The Other Face of Kreuzberg: The Werner-Düttmann-Siedlung
On Fichte and Körtestraße, just up from Südstern U-Bahn, you might pass by an elegant wine shop, a Michelin restaurant or an organic market. Just a block farther, past the pre-war buildings, on Urbanstr., you reach a very different face of Kreuzberg: one of poverty and social exclusion, the Werner-Düttmann-Siedlung, a social housing project built in 1982. In few places in the city is the contrast of micro-climates so stark.
The first, superficial, impression is of veiled women and hundreds of children living in crumbling concrete block housing. The 3 000 inhabitants are generally poor and traditional in outlook. Many came from religious areas of rural Lebanon and Turkey (80% of them have an immigrant background), looking for a better life in Germany. Perhaps their lives have improved, compared to what they had in Eastern Anatolia, but 90% still subsist under the poverty line according to the city.
The sounds of birds, and those of children, mix in the yards between the blocks. 1/3 of the population are minors, and they run riot. There are not enough rooms for them in the households, causing families stress. Let loose between the buildings, with little supervision, they speak Arabic and Turkish with one another, not German. This is because the kids are initially educated in the day care and kindergarden located on the premises, with other children whose parents might not speak German. The challenges they will face in the German education system are not hard to imagine.
Meanwhile, gentrification encroaches. Some of the apartments in the complex have been renovated, and young professionals who want to live in Kreuzberg, and find the housing market here tight, are moving in. Well-heeled hipsters pass long-time welfare recipients in the graffiti-scrawled hallways, they stand together suspiciously in the elevators. Gay couples are careful to keep their curtains closed at night.

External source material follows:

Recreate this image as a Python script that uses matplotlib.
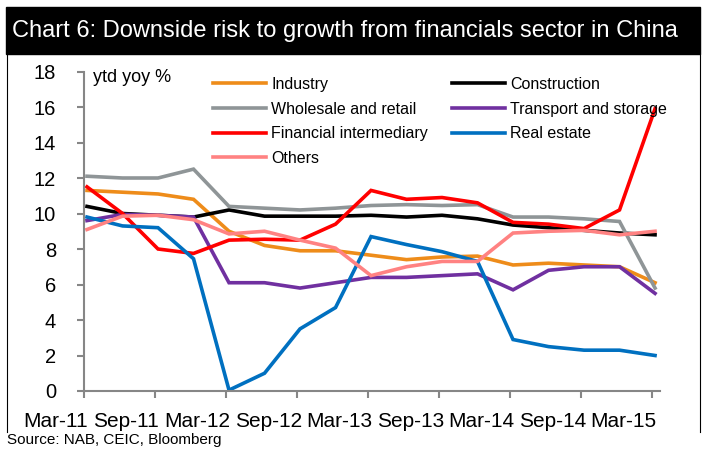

And yet, walking into the complex in summer, a different impression emerges. The side roads weave between the blocks with their balconies, some blooming with flowers, or sprouting satellite dishes that link to separate cultures.One encounters groups of women sitting on park benches chatting. Men laugh, and call to each other from windows. There is a vivaciousness that is refreshingly removed from the stereotypical German reserve. There is green, trees overhang the boulevards, and there is a community center with computer terminals; one has the impression that the Siedlung is doing its best for its poor. And the complex is reasonably safe, shockingly so for someone used to inner-city crime in America.

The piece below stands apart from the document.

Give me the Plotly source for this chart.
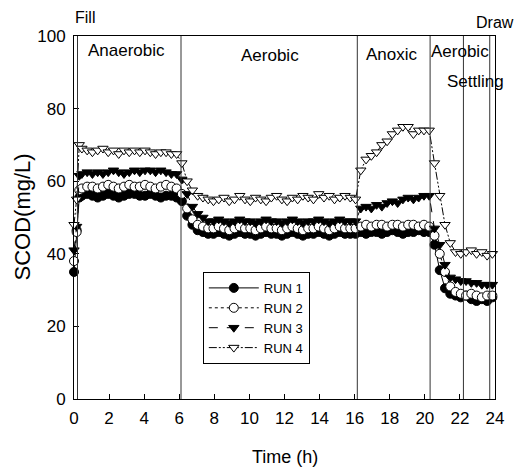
import plotly.graph_objects as go

# ---- data ----
hours = [0.0, 0.15, 0.3] + [round(0.45 + 0.3 * i, 2) for i in range(79)]

run1 = [35, 46.5, 55.5,
        56, 56.5, 56, 55.5, 56, 56.5, 56, 55.5, 56, 56.5, 56.5, 56, 56, 56.5, 56, 55.5, 56, 56, 55.5,
        54.5, 50.5, 48, 46.5, 46,
        45.5, 45.5, 46, 45.5, 45, 45.5, 46, 45.5, 45.5, 45, 45.5, 46, 45.5, 45.5, 45, 45.5, 46, 45.5,
        45, 45.5, 45.5, 46, 45.5, 45, 45.5, 46, 45.5, 45.5, 45.5,
        46, 45.5, 46, 46, 45.5, 46, 46.5, 46, 45.5, 46, 46, 46.5, 46, 46,
        42.5, 35.5, 30.5, 29, 28.5, 28, 28.5, 27.5, 27, 27.5, 27, 28]

run2 = [38, 46, 57.5,
        58, 58.5, 58.5, 58, 58.5, 59, 58.5, 58, 58.5, 59, 58.5, 58.5, 59, 58.5, 58, 58.5, 59, 58.5, 58,
        56.5, 52.5, 49.5, 48, 47.5,
        47, 47, 47.5, 47, 46.5, 47, 47.5, 47, 47, 46.5, 47, 47.5, 47, 47, 46.5, 47, 47.5, 47,
        46.5, 47, 47, 47.5, 47, 46.5, 47, 47.5, 47, 47, 47,
        47.5, 48, 47.5, 48, 48, 47.5, 48, 48, 47.5, 48, 48, 47.5, 48, 47.5,
        45, 40, 35, 31, 29.5, 29, 28.5, 29, 28.5, 28, 28.5, 28.5]

run3 = [41, 47.5, 61.5,
        62, 62.5, 62, 62.5, 62, 62.5, 63, 62.5, 62, 62.5, 63, 62.5, 63, 63, 62.5, 63, 62.5, 62, 62,
        60.5, 56.5, 53, 51, 50,
        49, 49, 49.5, 49, 48.5, 49, 49.5, 49, 49, 48.5, 49, 49.5, 49, 49, 48.5, 49, 49.5, 49,
        48.5, 49, 49, 49.5, 49, 48.5, 49, 49.5, 49, 49, 49,
        52.5, 53, 52.5, 53.5, 53, 54, 54.5, 54, 55, 55.5, 55, 55.5, 56, 56,
        47, 42.5, 37, 33.5, 33, 32.5, 32.5, 32, 32, 31.5, 31.5, 31.5]

run4 = [48, 55, 70,
        69, 68.5, 68, 68.5, 69, 68, 68.5, 67.5, 68.5, 68, 68.5, 68, 68.5, 68, 67.5, 68, 68, 67.5, 67.5,
        65, 60, 57.5, 56, 55.5,
        55, 54.5, 55, 55.5, 54.5, 55, 56, 55, 54.5, 55.5, 55, 54.5, 55.5, 56, 55, 54.5, 55.5, 55,
        56, 55.5, 55, 56.5, 55.5, 56, 55, 55.5, 56, 55.5, 55,
        63, 66, 67, 68, 70, 71, 73, 74, 75, 75, 73, 74, 74, 74,
        65, 56, 48, 43, 40.5, 40, 40.5, 41, 40, 40.5, 39.5, 40]

series_names = ["RUN 1", "RUN 2", "RUN 3", "RUN 4"]
phase_lines = [0.2, 6.1, 16.15, 20.3, 22.2, 23.7]
# labels inside the plot (data coordinates)
phase_labels = ["Anaerobic", "Aerobic", "Anoxic", "Aerobic", "Settling"]
phase_label_x = [3.0, 11.2, 18.1, 22.0, 22.9]
phase_label_y = [95.9, 94.5, 95.0, 95.6, 87.6]
# labels above the plot (paper coordinates)
outer_labels = ["Fill", "Draw"]
outer_label_x = [-0.002, 0.950]
outer_label_y = [1.05, 1.036]
x_ticks = list(range(0, 25, 2))
y_ticks = list(range(0, 101, 20))

FONT = "Liberation Sans, Arial, sans-serif"

styles = [
    dict(symbol="circle", color="black", dash="solid"),
    dict(symbol="circle", color="white", dash="dot"),
    dict(symbol="triangle-down", color="black", dash="dash"),
    dict(symbol="triangle-down", color="white", dash="8px,2px,2px,2px,2px,2px"),
]

fig = go.Figure()
for name, vals, st in zip(series_names, [run1, run2, run3, run4], styles):
    fig.add_trace(go.Scatter(
        x=hours, y=vals, name=name, mode="lines+markers", cliponaxis=False,
        line=dict(color="black", width=1, dash=st["dash"]),
        marker=dict(symbol=st["symbol"], size=9, color=st["color"],
                    line=dict(color="black", width=1)),
    ))

for xl in phase_lines:
    fig.add_shape(type="line", xref="x", yref="paper", x0=xl, x1=xl, y0=0, y1=1,
                  line=dict(color="#333333", width=1), layer="above")

for txt, lx, ly in zip(phase_labels, phase_label_x, phase_label_y):
    fig.add_annotation(x=lx, y=ly, xref="x", yref="y", text=txt, showarrow=False,
                       xanchor="center", yanchor="middle",
                       font=dict(family=FONT, size=17, color="black"))

for txt, lx, ly in zip(outer_labels, outer_label_x, outer_label_y):
    fig.add_annotation(x=lx, y=ly, xref="paper", yref="paper", text=txt, showarrow=False,
                       xanchor="left", yanchor="middle",
                       font=dict(family=FONT, size=16, color="black"))

fig.add_annotation(x=-0.1235, y=0.5, xref="paper", yref="paper", text="SCOD(mg/L)",
                   textangle=-90, showarrow=False, xanchor="center", yanchor="middle",
                   font=dict(family=FONT, size=22, color="black"))
fig.add_annotation(x=0.5, y=-0.16, xref="paper", yref="paper", text="Time (h)",
                   showarrow=False, xanchor="center", yanchor="middle",
                   font=dict(family=FONT, size=18, color="black"))

fig.update_xaxes(range=[0, 24], tickvals=x_ticks, ticks="inside", ticklen=5,
                 tickcolor="black", showline=True, linecolor="black", linewidth=1,
                 mirror=True, showgrid=False, zeroline=False, ticklabelstandoff=4,
                 tickfont=dict(family=FONT, size=17, color="black"))
fig.update_yaxes(range=[0, 100], tickvals=y_ticks, ticks="inside", ticklen=5,
                 tickcolor="black", showline=True, linecolor="black", linewidth=1,
                 mirror=True, showgrid=False, zeroline=False, ticklabelstandoff=4,
                 tickfont=dict(family=FONT, size=17, color="black"))

# the page body adds an 8 px margin, so the figure is sized and offset to fit
fig.update_layout(
    width=515, height=460,
    margin=dict(l=66, r=28, t=28, b=69),
    plot_bgcolor="white", paper_bgcolor="white",
    legend=dict(x=0.306, y=0.35, xanchor="left", yanchor="top",
                bordercolor="black", borderwidth=1, bgcolor="white",
                font=dict(family=FONT, size=13, color="black"),
                itemwidth=50, tracegroupgap=0),
)

fig.write_html("out.html")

But there is still aggression and frustration.
It’s most visibly taken out on a handsome restaurant located adjacent, on Urbanstraße, a visible sign of the neighbourhood’s gentrification. Its roll-down grate is the victim of dents, its sign is cracked, vandalised. Children run into the restaurant, race between the tables, and scream obscenities at the wealthier, mostly ‘German’ clients, then rush out laughing.
They do this partly for fun. They do it partly out of an understanding, not yet articulated, that soon enough they will be unheard.